Based on acclaimed Portuguese author Jose Saramago’s bestseller, a dark fable that saw an epidemic of blindness take over the entire globe, the story now has a more linear interpretation on screen. A city is slowly enveloped with a virus that causes white blindness. The early victims are then quarantined in a hellhole that fosters degrading acts and power plays by one group over the other.
All rules of society break down as the blind don’t lead the blind--they take advantage of each other, including a gang rape perpetrated on the women by a male faction led by Gael Garcia Bernal. There is one woman (Julianne Moore), married to a doctor (Mark Ruffalo), who actually is the only one who has still retained her sight but she doesn’t let on to that fact for most in the facility.
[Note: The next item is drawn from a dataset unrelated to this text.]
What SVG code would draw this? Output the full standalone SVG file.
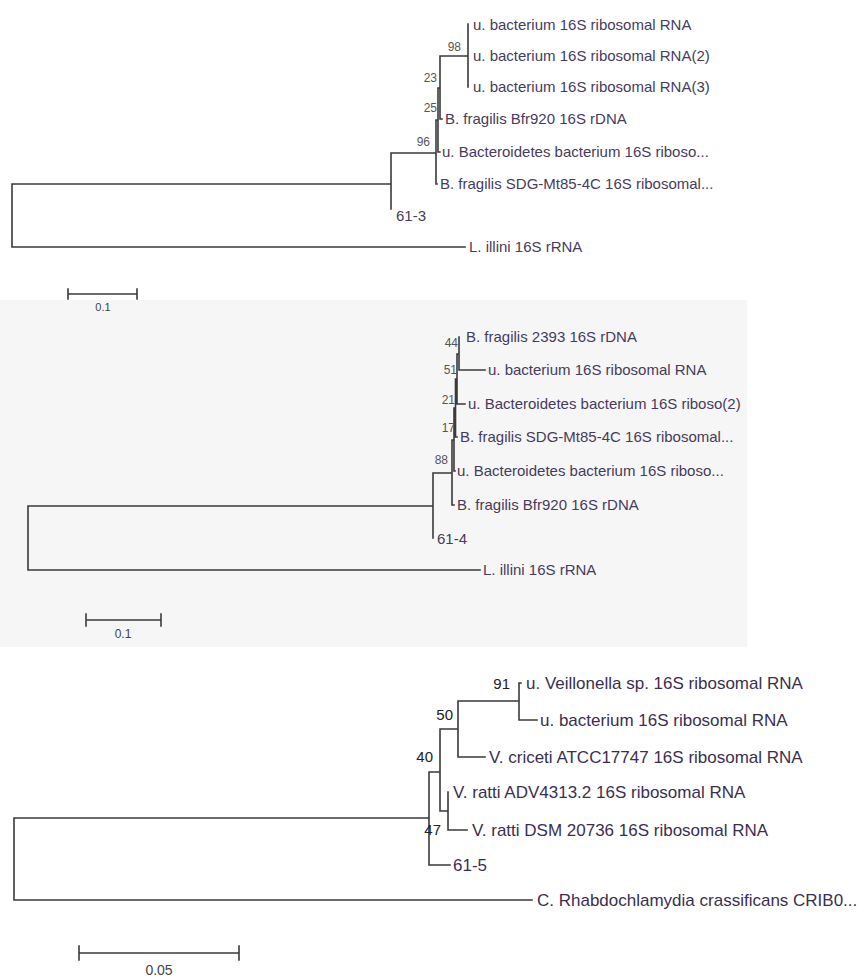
<svg xmlns="http://www.w3.org/2000/svg" width="857" height="978" viewBox="0 0 857 978">
<style>
.br{fill:none;stroke:#3a3a3a;stroke-width:1.6;stroke-linecap:square}
.lf{font-family:"Liberation Sans",Arial,sans-serif;font-size:15px;fill:#463c5c}
.lf3{font-family:"Liberation Sans",Arial,sans-serif;font-size:17px;fill:#3b2f4f}
.bs{font-family:"Liberation Sans",Arial,sans-serif;font-size:12px;fill:#555;text-anchor:end}
.bs3{font-family:"Liberation Sans",Arial,sans-serif;font-size:15px;fill:#222;text-anchor:end}
.sc{font-family:"Liberation Sans",Arial,sans-serif;fill:#444;text-anchor:middle}
</style>
<rect width="857" height="978" fill="#ffffff"/>
<rect x="0" y="300" width="747" height="347" fill="#f6f6f6"/>

<g id="connectors">
  <!-- Tree 1 -->
  <path class="br" d="M12,184 V247 M12,184 H391 M12,247 H465
    M391,153 V209 M391,153 H436
    M436,120 V184 M436,184 H437
    M436,120 H438 M438,88 V152 M438,152 H440
    M438,88 H440 M440,56 V119 M440,119 H442
    M440,56 H468 M468,24 V87"/>
  <!-- Tree 2 -->
  <path class="br" d="M28,506 V570 M28,506 H433 M28,570 H480
    M433,473 V538 M433,473 H452
    M452,440 V505 M452,505 H454
    M452,440 H454 M454,408 V471 M454,471 H455
    M454,408 H455.5 M455.5,379 V437 M455.5,437 H457
    M455.5,379 H457 M457,354 V404 M457,404 H465
    M457,354 H459 M459,337 V370 M459,370 H485"/>
  <!-- Tree 3 -->
  <path class="br" d="M14,818 V900 M14,818 H429 M14,900 H532
    M429,772 V865 M429,865 H450 M429,772 H440
    M440,729 V811 M440,729 H458 M440,811 H448
    M458,701 V757 M458,757 H485 M458,701 H519
    M519,683 V720 M519,683 H521 M519,720 H537
    M448,792 V830 M448,830 H467"/>
</g>

<g id="tree1">
  <g id="t1-leaf1"><text class="lf" x="473" y="30">u. bacterium 16S ribosomal RNA</text></g>
  <g id="t1-leaf2"><text class="lf" x="473" y="61">u. bacterium 16S ribosomal RNA(2)</text></g>
  <g id="t1-leaf3"><text class="lf" x="473" y="92">u. bacterium 16S ribosomal RNA(3)</text></g>
  <g id="t1-leaf4"><text class="lf" x="445" y="124">B. fragilis Bfr920 16S rDNA</text></g>
  <g id="t1-leaf5"><text class="lf" x="442" y="157">u. Bacteroidetes bacterium 16S riboso...</text></g>
  <g id="t1-leaf6"><text class="lf" x="440" y="189">B. fragilis SDG-Mt85-4C 16S ribosomal...</text></g>
  <g id="t1-leaf7"><text class="lf" x="396" y="221">61-3</text></g>
  <g id="t1-leaf8"><text class="lf" x="469" y="252">L. illini 16S rRNA</text></g>
  <g id="t1-boot">
    <text class="bs" x="461" y="51">98</text>
    <text class="bs" x="437" y="82">23</text>
    <text class="bs" x="437" y="112">25</text>
    <text class="bs" x="430" y="146">96</text>
  </g>
  <g id="t1-scale">
    <path class="br" d="M68,294 H137 M68,289 V299 M137,289 V299"/>
    <text class="sc" x="103" y="311" font-size="11">0.1</text>
  </g>
</g>

<g id="tree2">
  <g id="t2-leaf1"><text class="lf" x="466" y="342">B. fragilis 2393 16S rDNA</text></g>
  <g id="t2-leaf2"><text class="lf" x="488" y="375">u. bacterium 16S ribosomal RNA</text></g>
  <g id="t2-leaf3"><text class="lf" x="468" y="409">u. Bacteroidetes bacterium 16S riboso(2)</text></g>
  <g id="t2-leaf4"><text class="lf" x="460" y="442">B. fragilis SDG-Mt85-4C 16S ribosomal...</text></g>
  <g id="t2-leaf5"><text class="lf" x="457" y="476">u. Bacteroidetes bacterium 16S riboso...</text></g>
  <g id="t2-leaf6"><text class="lf" x="457" y="510">B. fragilis Bfr920 16S rDNA</text></g>
  <g id="t2-leaf7"><text class="lf" x="437" y="544">61-4</text></g>
  <g id="t2-leaf8"><text class="lf" x="483" y="575">L. illini 16S rRNA</text></g>
  <g id="t2-boot">
    <text class="bs" x="458" y="347">44</text>
    <text class="bs" x="457" y="374">51</text>
    <text class="bs" x="455" y="404">21</text>
    <text class="bs" x="455" y="432">17</text>
    <text class="bs" x="448" y="464">88</text>
  </g>
  <g id="t2-scale">
    <path class="br" d="M86,620 H161 M86,614 V626 M161,614 V626"/>
    <text class="sc" x="123" y="638" font-size="12">0.1</text>
  </g>
</g>

<g id="tree3">
  <g id="t3-leaf1"><text class="lf3" x="526" y="689">u. Veillonella sp. 16S ribosomal RNA</text></g>
  <g id="t3-leaf2"><text class="lf3" x="540" y="726">u. bacterium 16S ribosomal RNA</text></g>
  <g id="t3-leaf3"><text class="lf3" x="489" y="763">V. criceti ATCC17747 16S ribosomal RNA</text></g>
  <g id="t3-leaf4"><text class="lf3" x="453" y="798">V. ratti ADV4313.2 16S ribosomal RNA</text></g>
  <g id="t3-leaf5"><text class="lf3" x="472" y="836">V. ratti DSM 20736 16S ribosomal RNA</text></g>
  <g id="t3-leaf6"><text class="lf3" x="453" y="871">61-5</text></g>
  <g id="t3-leaf7"><text class="lf3" x="537" y="906">C. Rhabdochlamydia crassificans CRIB0...</text></g>
  <g id="t3-boot">
    <text class="bs3" x="510" y="689">91</text>
    <text class="bs3" x="453" y="720">50</text>
    <text class="bs3" x="433" y="762">40</text>
    <text class="bs3" x="441" y="835">47</text>
  </g>
  <g id="t3-scale">
    <path class="br" d="M79,953 H239 M79,946 V960 M239,946 V960"/>
    <text class="sc" x="159" y="975" font-size="14">0.05</text>
  </g>
</g>
</svg>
She puts a small band of people together and proceeds to lead them out of the darkness of the snake pit they have been thrown into and back to life in the ravaged city.
Despite the grim nature of the story and the somewhat stereotyped nature of many characters in it, Blindness can be thankful to have the luminous presence of Julianne Moore, perhaps the gutsiest actress working in film today.
There doesn’t seem to be anything she can’t--or won’t--do for the sake of a movie, and once again she’s a strong, centered heroine trying to rise above the most dire circumstances and help others in distress.
She’s also gone blonde for the role of the Doctor’s Wife whose ordered existence is turned upside down when she is suddenly thrust into the most harrowing situation imaginable.
Ruffalo does well as the Doctor (none of the characters have been given names, just descriptions) and makes his blindness completely credible.